Keeping up with the (Jan) Jones

Jan 4, 2005 4:19 AM

Jan Jones is out of office and doesn’t have to worry about being politically correct any more. The former mayor of Las Vegas, who is now the senior vice president for communications and government relations for Harrah’s Entertainment, can let fly with her opinions and take the skin off anybody she pleases:

On Steve Wynn: He "remains the greatest visionary in this town. Every time Las Vegas has taken a step forward, Steve has been the lead. The man is a genius. I can’t wait" until Wynn Las Vegas opens in April.

On Mayor Oscar Goodman: He "doesn’t really impact the gaming industry. He’s a great cheerleader for Las Vegas and he likes his job."

These days, while Jones says Las Vegas politics is no longer her focus, the 55-year-old Stanford graduate wants it on the record that while she was mayor, the groundwork was put in place for much of the redevelopment that has taken place downtown. Included is the $70 million Fremont Street Experience.

But that was then and today her life, beyond her husband and three children, is all about Harrah’s Entertainment, a company that generated $4.3 billion in revenues in 2003. Harrah’s operates 28 casinos in 12 states across the U.S. including 12 that are land-based, 12 riverboat casinos, and four that it operates on behalf of Indian tribes in Arizona, Kansas, North Carolina and California. As her company biography says, Jones is responsible for communicating the company’s position on critical issues facing Harrah’s and the gaming industry.

In order to do that, she has put together a team of executives that includes four regional vice presidents and she spends two or three weeks a month on the road.

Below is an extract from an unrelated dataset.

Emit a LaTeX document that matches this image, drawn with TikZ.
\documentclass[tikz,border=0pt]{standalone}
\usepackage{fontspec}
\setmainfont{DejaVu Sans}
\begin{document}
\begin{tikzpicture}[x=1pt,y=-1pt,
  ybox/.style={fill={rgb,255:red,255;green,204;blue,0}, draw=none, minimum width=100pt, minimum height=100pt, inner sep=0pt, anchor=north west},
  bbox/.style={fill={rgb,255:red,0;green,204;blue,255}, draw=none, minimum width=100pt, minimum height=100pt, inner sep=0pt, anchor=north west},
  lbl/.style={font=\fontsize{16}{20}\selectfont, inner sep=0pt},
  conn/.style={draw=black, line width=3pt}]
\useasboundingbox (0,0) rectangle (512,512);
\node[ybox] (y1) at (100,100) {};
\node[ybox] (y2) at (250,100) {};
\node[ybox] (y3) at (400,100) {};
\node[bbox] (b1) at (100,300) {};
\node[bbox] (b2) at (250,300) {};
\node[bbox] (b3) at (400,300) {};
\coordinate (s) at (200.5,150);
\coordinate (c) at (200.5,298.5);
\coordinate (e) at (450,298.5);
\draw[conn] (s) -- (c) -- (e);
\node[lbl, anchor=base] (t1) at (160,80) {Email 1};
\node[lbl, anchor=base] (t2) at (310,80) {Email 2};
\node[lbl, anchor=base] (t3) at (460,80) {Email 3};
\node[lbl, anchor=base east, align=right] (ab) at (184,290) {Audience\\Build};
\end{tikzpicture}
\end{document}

Her group — she calls them "enlighteners" — massages legislatures in 13 states in addition to the federal government in Washington. Their primary message is that lawmakers are making a mistake when they approach gaming as a taxing vehicle rather than an economic engine. The goal of Jones’ group is to get state lawmakers to see the advantages in taxing the gaming industry fairly.

She also has oversight responsibility for Harrah’s public relations, press relations and diversity programs. Jones says in her position she has to be responsive to four distinct constituencies — Harrah’s employees, the community in which Harrah’s properties are located, gaming industry regulators, and Harrah’s investors. At Harrah’s she has a hand in the company’s corporate diversity program, an effort that hasn’t made as much progress as she would like to see. Asked why there are so few women who have reached her level in gaming, she says "diversity in our industry is more of a goal than a fact."

She is happiest with Harrah’s for "the freedom they’ve given me in building my department and positioning my company." She is proud that Harrah’s, through its code of commitment to the guests, has "led the industry in establishing a program that has become the standard for responsible gaming."

She says she is "amazed at the depth and breadth of talent" at Harrah’s. "It’s a very visionary and creative group of people," many of whom "were not necessarily bred in gaming." She said that while "this industry is filled with brilliant people," what makes Harrah’s different from other properties is that it is willing to hire people with diverse backgrounds.

All of that talent is going to be put to a test once Harrah’s merger with Caesars is approved and two different kinds of gambling clientele are brought together. "It will have its complexity and challenges," she says of the merger. "We’re looking to build a corporate identity."

Harrah’s won’t "want to change Caesars," she said. The merger will allow the customers to "still be loyal to Harrah’s but have different gambling experiences."